Time series of two representative individuals from the CDA population (a–d) and cohort diagram (e–h). Average daily heart rate [bpm] (a, c) and step counts (b, d) per 15 min relative to the day of the reported positive SARS-CoV-2 test (shaded grey area). Heart rate and step count for an individual without persistent symptoms 10 days before and after a reported positive test (a, b). Response in RHR and step count is more pronounced for an individual reporting persistent shortness of breath and fatigue (c, d). Both participants exhibited reduced step count a day prior to the test and in the following days, with the participant reporting persistent symptoms showing prolonged reduction. e Workflow of cohort creation. f Full cohort encompassing a positive cohort (COVID-19[+]) and negative control cohort (COVID-19[−]). g Differentiated cohort encompassing the persistent symptoms cohort (COVID-19[+]PS), the positive control cohort (COVID-19[+]NS), and the negative control cohort (COVID-19[−]). h Matched cohort consisting of the persistent symptoms match cohort (M−COVID-19[+]PS), the positive match cohort (M−COVID-19[+]NS) and the negative match cohort (M−COVID-19[−]).

Fig. 2. Reported symptom frequency in positive and negative control cohorts.

Relative frequency of self-reported fatigue (a), shortness of breath (b), and their combination (c), all relative to the week of the reported SARS-CoV-2 test for positive (P) individuals and a matched negative control (NC) cohort. Shading indicates the 99% confidence interval, i.e, 2.576 times the standard error of a binomial distribution. Asterisks indicate significant differences between the cohorts using a two-sided two proportion z-test with a significance level of 0.01.

Fig. 3. Wearable data analysis of the match cohort.

a Z-transformed mean RHR (average of all 15-min RHR measurements within the last seven days) relative to the seasonal mean RHR with respect to the mean and standard deviation up to 7 days prior to the date of the reported test of all individuals in the M-COVID-19[+]PS (pink), M-COVID-19[+]NS (blue) and M-COVID-19[−] (black) cohorts. The difference between the maximum and minimum z-transformed RHR within 14 to and 20 days after the date of the reported SARS-CoV-2 test was more pronounced (1.3 vs 1.0) and more prolonged for M-COVID-19[+]PS than for M-COVID-19[+]NS. Shading indicates standard errors. The inset shows the average RHR relative to the SARS-CoV-2 test date. Already prior to the SARS-CoV-2 test, M-COVID-19[+]PS-individuals showed an increased RHR compared to M-COVID-19[+]NS and M-COVID-19[−]. b Average steps per day relative to the mean of M-COVID-19[−] during pre-phase (adjusted for seasonal variation) in all four phases for all individuals in all three cohorts. Boxes indicate quartiles, whiskers the range of the distribution of mean steps per day, scatter points outside the boxes mark the outliers (we do not show outliers >20k steps per day), and scatter points within the box mark the mean. The dashed grey line indicates the median of the mean steps per day during the pre-phase. Median values for M-COVID-19[+]PS were consistently below the seasonal mean of the CDA population and below the median of the two control cohorts across all phases, indicating lower activity levels compared to the control cohorts. Mean number of steps per day for M-COVID-19[+]PS were below the mean number of steps per day of the two control cohorts in all four phases. Likewise we found a reduction in the variance of the M-COVID-19[+]PS compared to the two control cohorts.

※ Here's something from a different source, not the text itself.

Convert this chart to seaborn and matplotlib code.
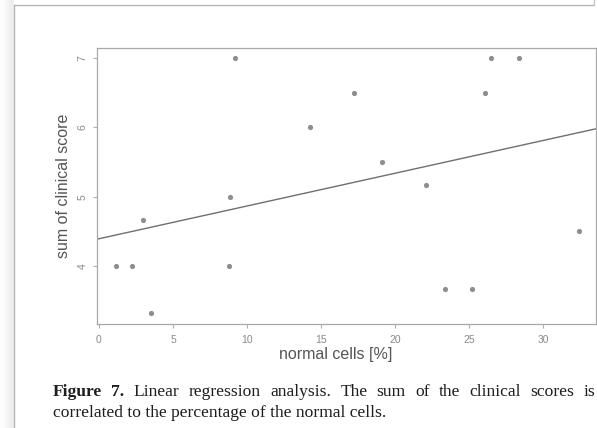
import numpy as np
import pandas as pd
import matplotlib
matplotlib.use("Agg")
import matplotlib.pyplot as plt
import seaborn as sns
from matplotlib.lines import Line2D
from matplotlib.patches import Rectangle

# ---- data ----
normal_cells = [1.15, 2.25, 8.8, 2.95, 3.5, 8.85, 9.2, 14.25, 17.2, 19.1,
                22.1, 26.1, 26.5, 28.4, 32.4, 23.4, 25.2]
clinical_score = [4.0, 4.0, 4.0, 4.67, 3.33, 5.0, 7.0, 6.0, 6.5, 5.5,
                  5.17, 6.5, 7.0, 7.0, 4.5, 3.67, 3.67]
x_ticks = [0, 5, 10, 15, 20, 25, 30]
y_ticks = [4, 5, 6, 7]
x_label = "normal cells [%]"
y_label = "sum of clinical score"
caption_line1 = ["Figure", "7.", "Linear", "regression", "analysis.", "The", "sum",
                 "of", "the", "clinical", "scores", "is"]
caption_bold = 2
caption_line2 = "correlated to the percentage of the normal cells."

df = pd.DataFrame({"x": normal_cells, "y": clinical_score})

W, H = 597, 428
sns.set_style("white")
plt.rcParams["font.family"] = ["Liberation Sans", "DejaVu Sans"]
fig = plt.figure(figsize=(W / 100, H / 100), dpi=100)
fig.patch.set_facecolor("white")

def fx(px):
    return px / W

def fy(py):
    return 1 - py / H

# page frame / shadow
for i, a in enumerate([0.05, 0.08, 0.12, 0.18]):
    fig.patches.append(Rectangle((fx(0 + i * 3), 0), fx(14 - i * 3), 1,
                                 transform=fig.transFigure, color="#d8d8d8",
                                 alpha=a, lw=0, zorder=0))
fig.lines.append(Line2D([fx(14), fx(14)], [0, fy(5)], transform=fig.transFigure,
                        color="#b5b5b5", lw=1.0))
fig.lines.append(Line2D([fx(14), fx(594)], [fy(5), fy(5)], transform=fig.transFigure,
                        color="#b5b5b5", lw=1.0))
fig.lines.append(Line2D([fx(594), fx(594)], [fy(0), fy(5)], transform=fig.transFigure,
                        color="#c5c5c5", lw=1.0))

ax = fig.add_axes([fx(97), fy(324), fx(596) - fx(97), fy(48) - fy(324)])
ax.set_xlim(-0.135, 33.58)
ax.set_ylim(3.165, 7.144)

sns.regplot(data=df, x="x", y="y", ax=ax, ci=None, truncate=False,
            scatter_kws=dict(s=14, color="#7a7a7a", alpha=0.85, linewidths=0),
            line_kws=dict(color="#6f6f6f", lw=1.0))
ax.set_xlim(-0.135, 33.58)
ax.set_ylim(3.165, 7.144)

for s in ax.spines.values():
    s.set_color("#a8a8a8")
    s.set_linewidth(0.9)

ax.set_xticks(x_ticks)
ax.set_yticks(y_ticks)
ax.set_xticklabels([str(t) for t in x_ticks])
ax.set_yticklabels([str(t) for t in y_ticks], rotation=90, va="center")
ax.tick_params(axis="both", direction="out", length=3, width=0.8, color="#b0b0b0",
               labelsize=7.5, labelcolor="#8a8a8a", bottom=True, left=True)
ax.tick_params(axis="x", pad=5)
ax.tick_params(axis="y", pad=4)

ax.set_xlabel(x_label, fontsize=11.5, color="#555555")
ax.set_ylabel(y_label, fontsize=11.5, color="#555555")
ax.xaxis.label.set_va("center")
ax.yaxis.label.set_va("center")
ax.xaxis.set_label_coords((336 - 97) / 499, -(354 - 324) / 276)
ax.yaxis.set_label_coords((64 - 97) / 499, 0.5)

# caption (justified first line)
cap_font = ["Liberation Serif", "DejaVu Serif"]
cap_size = 12.6
x0, x1 = 53, 595
y1, y2 = 392, 413
fig.canvas.draw()
renderer = fig.canvas.get_renderer()
texts = []
total = 0
for i, w in enumerate(caption_line1):
    t = fig.text(0, fy(y1), w, family=cap_font, fontsize=cap_size, color="#1e1e1e",
                 fontweight="bold" if i < caption_bold else "normal", va="center", ha="left")
    bb = t.get_window_extent(renderer)
    texts.append((t, bb.width))
    total += bb.width
gap = ((x1 - x0) - total) / (len(caption_line1) - 1)
cx = x0
for t, wdt in texts:
    t.set_x(fx(cx))
    cx += wdt + gap
fig.text(fx(x0), fy(y2), caption_line2, family=cap_font, fontsize=cap_size,
         color="#1e1e1e", va="center", ha="left")

fig.savefig("out.png", dpi=100, facecolor="white")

Fig. 4. WHO-5 wellbeing (a, c–g) and modified EQ-5D/QoL (b, h–l) for the COVID-19[+]PS (pink), COVID-19[+]NS (blue), and COVID-19[−] (black) cohorts.

The individual WHO-5 and modified EQ-5D scores were both averaged to obtain the overall wellbeing (a) and QoL (b) scores, respectively. Overall, COVID-19[+]PS individuals reported more issues with wellbeing (c–g) and QoL (h–l) than the control cohorts. Error bars indicate standard errors. The responses from the COVID-19[+]PS cohort were significantly different (α < 0.001) from the responses of the two control cohorts, as determined by the Mann-Whitney U test. All responses of the two control cohorts were significantly different, except for the mean value of wellbeing (a), the mean value of QoL (b), and the questions “In the last four weeks I was calm and relaxed” (g) and “Do you have problems going around” (h).